## WORK TO COMPLETE
An exact copy of all the data is required, with pictures left out.

## GIVEN MATERIAL

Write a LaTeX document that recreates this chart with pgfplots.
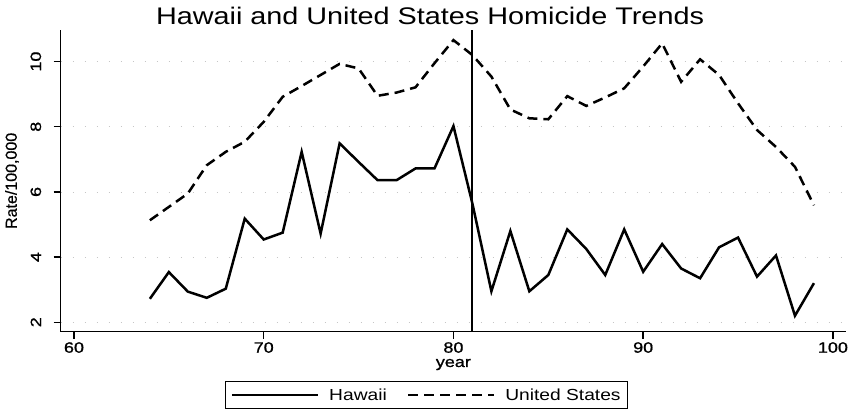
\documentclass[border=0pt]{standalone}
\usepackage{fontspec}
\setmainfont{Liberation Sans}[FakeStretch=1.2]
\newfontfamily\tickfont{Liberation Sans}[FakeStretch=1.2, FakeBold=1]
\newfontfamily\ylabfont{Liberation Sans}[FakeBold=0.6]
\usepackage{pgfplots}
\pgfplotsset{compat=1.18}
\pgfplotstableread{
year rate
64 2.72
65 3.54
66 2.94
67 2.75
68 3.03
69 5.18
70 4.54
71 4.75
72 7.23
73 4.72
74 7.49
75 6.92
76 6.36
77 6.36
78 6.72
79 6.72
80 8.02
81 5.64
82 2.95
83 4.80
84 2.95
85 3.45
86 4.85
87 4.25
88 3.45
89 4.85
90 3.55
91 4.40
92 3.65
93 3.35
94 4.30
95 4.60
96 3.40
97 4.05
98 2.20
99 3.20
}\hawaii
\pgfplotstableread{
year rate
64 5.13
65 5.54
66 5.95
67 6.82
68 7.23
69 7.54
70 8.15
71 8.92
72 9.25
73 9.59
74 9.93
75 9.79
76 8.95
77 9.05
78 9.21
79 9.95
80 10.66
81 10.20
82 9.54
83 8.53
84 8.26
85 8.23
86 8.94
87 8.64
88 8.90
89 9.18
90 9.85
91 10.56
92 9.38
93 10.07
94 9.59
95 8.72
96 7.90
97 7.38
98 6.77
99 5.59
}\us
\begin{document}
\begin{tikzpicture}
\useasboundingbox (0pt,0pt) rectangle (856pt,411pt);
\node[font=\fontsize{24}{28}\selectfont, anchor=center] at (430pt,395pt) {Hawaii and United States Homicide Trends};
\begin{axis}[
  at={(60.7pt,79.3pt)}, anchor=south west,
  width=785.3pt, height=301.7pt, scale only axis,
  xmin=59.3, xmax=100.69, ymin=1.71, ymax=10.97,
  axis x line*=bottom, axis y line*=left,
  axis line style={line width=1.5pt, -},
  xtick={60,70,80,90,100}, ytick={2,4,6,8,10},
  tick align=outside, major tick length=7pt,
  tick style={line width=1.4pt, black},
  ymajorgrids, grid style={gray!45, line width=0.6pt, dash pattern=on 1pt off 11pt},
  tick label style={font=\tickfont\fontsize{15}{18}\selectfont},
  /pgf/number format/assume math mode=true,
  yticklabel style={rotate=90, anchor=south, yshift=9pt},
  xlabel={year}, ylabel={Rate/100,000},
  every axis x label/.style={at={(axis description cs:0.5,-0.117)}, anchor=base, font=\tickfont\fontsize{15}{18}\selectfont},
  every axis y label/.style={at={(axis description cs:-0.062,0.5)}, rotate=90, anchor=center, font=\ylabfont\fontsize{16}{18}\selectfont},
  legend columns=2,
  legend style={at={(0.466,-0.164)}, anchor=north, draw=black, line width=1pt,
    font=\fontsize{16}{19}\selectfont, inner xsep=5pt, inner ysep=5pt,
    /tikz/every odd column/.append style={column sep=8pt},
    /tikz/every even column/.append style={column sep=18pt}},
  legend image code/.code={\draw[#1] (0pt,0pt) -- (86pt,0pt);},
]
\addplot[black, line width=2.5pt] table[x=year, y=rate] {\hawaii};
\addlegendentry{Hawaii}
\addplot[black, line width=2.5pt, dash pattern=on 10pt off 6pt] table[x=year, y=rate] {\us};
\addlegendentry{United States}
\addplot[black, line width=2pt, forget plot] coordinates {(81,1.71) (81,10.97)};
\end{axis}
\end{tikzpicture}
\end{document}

## TASK OUTPUT
Write a LaTeX document that recreates this chart with pgfplots.
\documentclass[border=0pt]{standalone}
\usepackage{fontspec}
\setmainfont{Liberation Sans}[FakeStretch=1.2]
\newfontfamily\tickfont{Liberation Sans}[FakeStretch=1.2, FakeBold=1]
\newfontfamily\ylabfont{Liberation Sans}[FakeBold=0.6]
\usepackage{pgfplots}
\pgfplotsset{compat=1.18}
\pgfplotstableread{
year rate
64 2.72
65 3.54
66 2.94
67 2.75
68 3.03
69 5.18
70 4.54
71 4.75
72 7.23
73 4.72
74 7.49
75 6.92
76 6.36
77 6.36
78 6.72
79 6.72
80 8.02
81 5.64
82 2.95
83 4.80
84 2.95
85 3.45
86 4.85
87 4.25
88 3.45
89 4.85
90 3.55
91 4.40
92 3.65
93 3.35
94 4.30
95 4.60
96 3.40
97 4.05
98 2.20
99 3.20
}\hawaii
\pgfplotstableread{
year rate
64 5.13
65 5.54
66 5.95
67 6.82
68 7.23
69 7.54
70 8.15
71 8.92
72 9.25
73 9.59
74 9.93
75 9.79
76 8.95
77 9.05
78 9.21
79 9.95
80 10.66
81 10.20
82 9.54
83 8.53
84 8.26
85 8.23
86 8.94
87 8.64
88 8.90
89 9.18
90 9.85
91 10.56
92 9.38
93 10.07
94 9.59
95 8.72
96 7.90
97 7.38
98 6.77
99 5.59
}\us
\begin{document}
\begin{tikzpicture}
\useasboundingbox (0pt,0pt) rectangle (856pt,411pt);
\node[font=\fontsize{24}{28}\selectfont, anchor=center] at (430pt,395pt) {Hawaii and United States Homicide Trends};
\begin{axis}[
  at={(60.7pt,79.3pt)}, anchor=south west,
  width=785.3pt, height=301.7pt, scale only axis,
  xmin=59.3, xmax=100.69, ymin=1.71, ymax=10.97,
  axis x line*=bottom, axis y line*=left,
  axis line style={line width=1.5pt, -},
  xtick={60,70,80,90,100}, ytick={2,4,6,8,10},
  tick align=outside, major tick length=7pt,
  tick style={line width=1.4pt, black},
  ymajorgrids, grid style={gray!45, line width=0.6pt, dash pattern=on 1pt off 11pt},
  tick label style={font=\tickfont\fontsize{15}{18}\selectfont},
  /pgf/number format/assume math mode=true,
  yticklabel style={rotate=90, anchor=south, yshift=9pt},
  xlabel={year}, ylabel={Rate/100,000},
  every axis x label/.style={at={(axis description cs:0.5,-0.117)}, anchor=base, font=\tickfont\fontsize{15}{18}\selectfont},
  every axis y label/.style={at={(axis description cs:-0.062,0.5)}, rotate=90, anchor=center, font=\ylabfont\fontsize{16}{18}\selectfont},
  legend columns=2,
  legend style={at={(0.466,-0.164)}, anchor=north, draw=black, line width=1pt,
    font=\fontsize{16}{19}\selectfont, inner xsep=5pt, inner ysep=5pt,
    /tikz/every odd column/.append style={column sep=8pt},
    /tikz/every even column/.append style={column sep=18pt}},
  legend image code/.code={\draw[#1] (0pt,0pt) -- (86pt,0pt);},
]
\addplot[black, line width=2.5pt] table[x=year, y=rate] {\hawaii};
\addlegendentry{Hawaii}
\addplot[black, line width=2.5pt, dash pattern=on 10pt off 6pt] table[x=year, y=rate] {\us};
\addlegendentry{United States}
\addplot[black, line width=2pt, forget plot] coordinates {(81,1.71) (81,10.97)};
\end{axis}
\end{tikzpicture}
\end{document}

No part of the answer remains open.